Un camouflet ? Certainement pas. Les pays qui ont aidé Kofi Annan à dégager une solution ne l'ont pas fait parce qu'ils croyaient en la bonne foi de Saddam Hussein, mais pour créer une situation où il soit obligé de respecter les résolutions. Après la dernière crise, la situation est la même, la lassitude générale en plus. Comment assurer le respect par l'Irak de ses engagements ? Les Américains eux-mêmes étaient divisés. Nous allons essayer de définir une bonne fois pour toutes ce que les dirigeants irakiens doivent faire sans manoeuvres pour que l'on puisse aller au bout du désarmement, que l'on lève l'embargo et que l'on passe au contrôle continu.
Q - Les positions communes européennes ne sont-elles pas plus difficiles en temps de crise dès lors qu'existe le leadership américain ?

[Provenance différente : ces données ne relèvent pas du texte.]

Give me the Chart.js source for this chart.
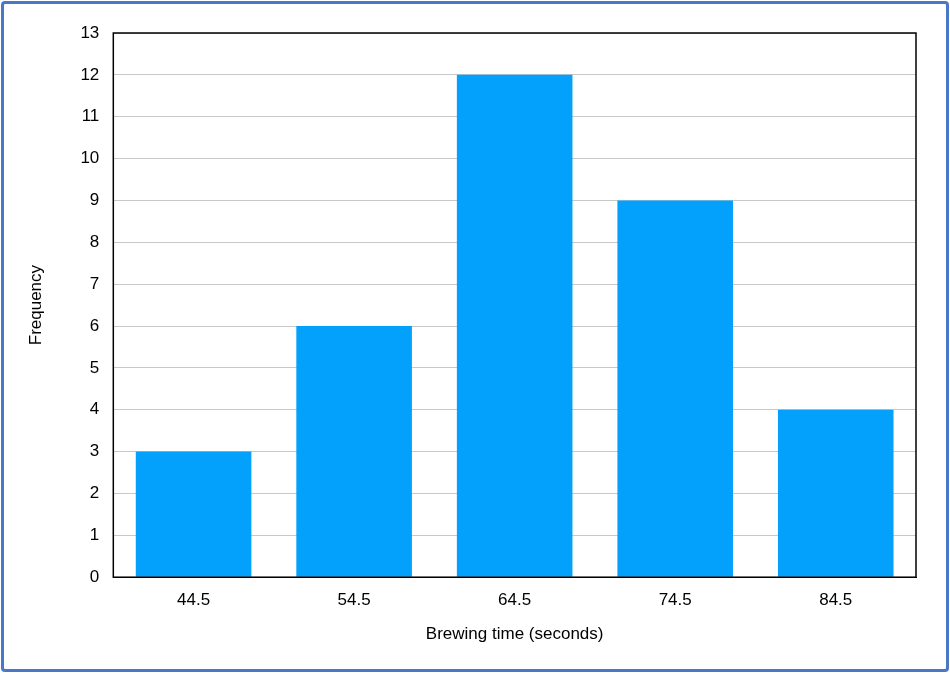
<!DOCTYPE html>
<html><head><meta charset="utf-8">
<script src="https://cdn.jsdelivr.net/npm/chart.js@4"></script>
<style>
body{margin:0;background:#fff;}
#frame{position:absolute;left:1px;top:1px;width:942px;height:665px;border:3px solid #4a78c8;border-radius:4px;}
#wrap{position:absolute;left:0;top:0;width:950px;height:673px;}
</style></head><body>
<div id="wrap"><canvas id="c" width="950" height="673"></canvas></div>
<div id="frame"></div>
<script>
const categories = ["44.5","54.5","64.5","74.5","84.5"];
const frequencies = [3,6,12,9,4];
const yTicks = [0,1,2,3,4,5,6,7,8,9,10,11,12,13];

const boxPlugin = {id:'box', afterDraw(ch){const a=ch.chartArea,c=ch.ctx;c.save();c.strokeStyle='#000';c.lineWidth=1.5;c.strokeRect(a.left,a.top,a.right-a.left,a.bottom-a.top);c.restore();}};
Chart.defaults.font.family = "'Liberation Sans', Arial, sans-serif";
Chart.defaults.color = '#000';
new Chart(document.getElementById('c'), {
  type:'bar',
  data:{labels:categories, datasets:[{data:frequencies, backgroundColor:'#03a1fc', barPercentage:0.72, categoryPercentage:1}]},
  options:{
    responsive:false, animation:false,
    layout:{padding:{left:22,right:34,top:33,bottom:24}},
    plugins:{legend:{display:false}, tooltip:{enabled:false}},
    scales:{
      x:{grid:{display:false}, border:{color:'#000'}, ticks:{font:{size:17}, padding:5},
         title:{display:true, text:'Brewing time (seconds)', font:{size:17}, padding:{top:9}}},
      y:{min:0,max:13, afterBuildTicks(s){s.ticks=yTicks.map(v=>({value:v}));},
         grid:{color:'#c8c8c8', drawTicks:false}, border:{color:'#000'},
         ticks:{font:{size:17}, padding:14},
         title:{display:true, text:'Frequency', font:{size:17}, padding:{bottom:20}}}
    }
  },
  plugins:[boxPlugin]
});
</script></body></html>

C'est évident. Ces situations exacerbent ce qui est le fait majeur du monde global actuel: le poids prédominant des États-Unis dans tous les domaines et l'absence pour le moment de contrepoids. Ce phénomène d'hyperpuissance s'étend à tous les domaines: économique, technologique, militaire, et partout dans le monde il y a CNN, Hollywood... la puissance aujourd'hui, ce n'est pas «combien de divisions», mais «quelle part des images mondiales ?». Dans presque tous les gouvernements du monde il y a des ministres formés aux États- Unis. Milosevic n'accepte de faire des concessions que devant un Américain, si Arafat veut sonner l'alarme, c'est à Washington qu'il le fait, etc. Ce sont là les manifestations quotidiennes de la puissance. Dans ce contexte, les positions communes européennes en formation sont souvent étouffées dans l'oeuf ou vaines. Que faire alors ? 1) avoir des nerfs solides ; 2) persévérer ; 3) élargir méthodiquement les bases d'accord entre Européens ; 4) coopérer à chaque étape avec les États-Unis sur des bases fixées entre Européens, combiner amitié et volonté d'être respectés, défendre en toute circonstance le multilatéralisme organisé et les prérogatives du Conseil de sécurité ; 5) préparer politiquement, institutionnellement et mentalement le moment ou l'Europe aura le courage d'aller plus loin.
Q - Quelle marge de manoeuvre cela laisse-t-il à la France ?
Je décris cette réalité pour que notre action soit mieux fondée, et plus efficace. A condition de ne pas vivre dans un monde chimérique, de connaître le principe du levier et quelques autres de «géophysique internationale», de savoir rassembler des majorités ad hoc ou des minorités de blocage, de formuler des projets clairs et de parler à tous sans prétendre faire la leçon chaque matin, nous pouvons utiliser de mille façons la marge de manoeuvre que nous avons.
Q - Les États-Unis vont-ils tenter d'exploiter l'affaire du Kosovo dans la perspective du prochain sommet de l'Otan ?
C'est leur tendance naturelle. Les États-Unis ont des moyens de pression que les autres n'ont pas, ce qui peut être positif : voyez Wye Plantation. En même temps, leur poids les porte à l'hégémonisme, et l'idée qu'ils se font de leur mission, à l'unilatéralisme. Et cela ce n'est pas admissible. Ainsi, après la crise de septembre-octobre, certains Américains ont affirmé que l'Otan pouvait désormais se saisir elle-même et intervenir sur n'importe quel conflit important en Europe et autour. C'est inexact: il y a eu à propos du Kosovo des résolutions du Conseil de sécurité, des réunions du «groupe de contact», etc. La question centrale aujourd'hui est de savoir comment mieux réguler le monde global et incertain. Deux approches s'opposent : d'un côté, celle de la puissance dominante avec des moyens d'influence ; d'autre part, un système à la fois multilatéral et multipolaire associant tout ou partie des 185 pays du monde, ce qui suppose que soient reformés ou renforcés le Conseil de sécurité, le FMI, l'OMC, le G8, et que l'UE soit un des pôles dominants de cette restructuration. Nous nous y employons.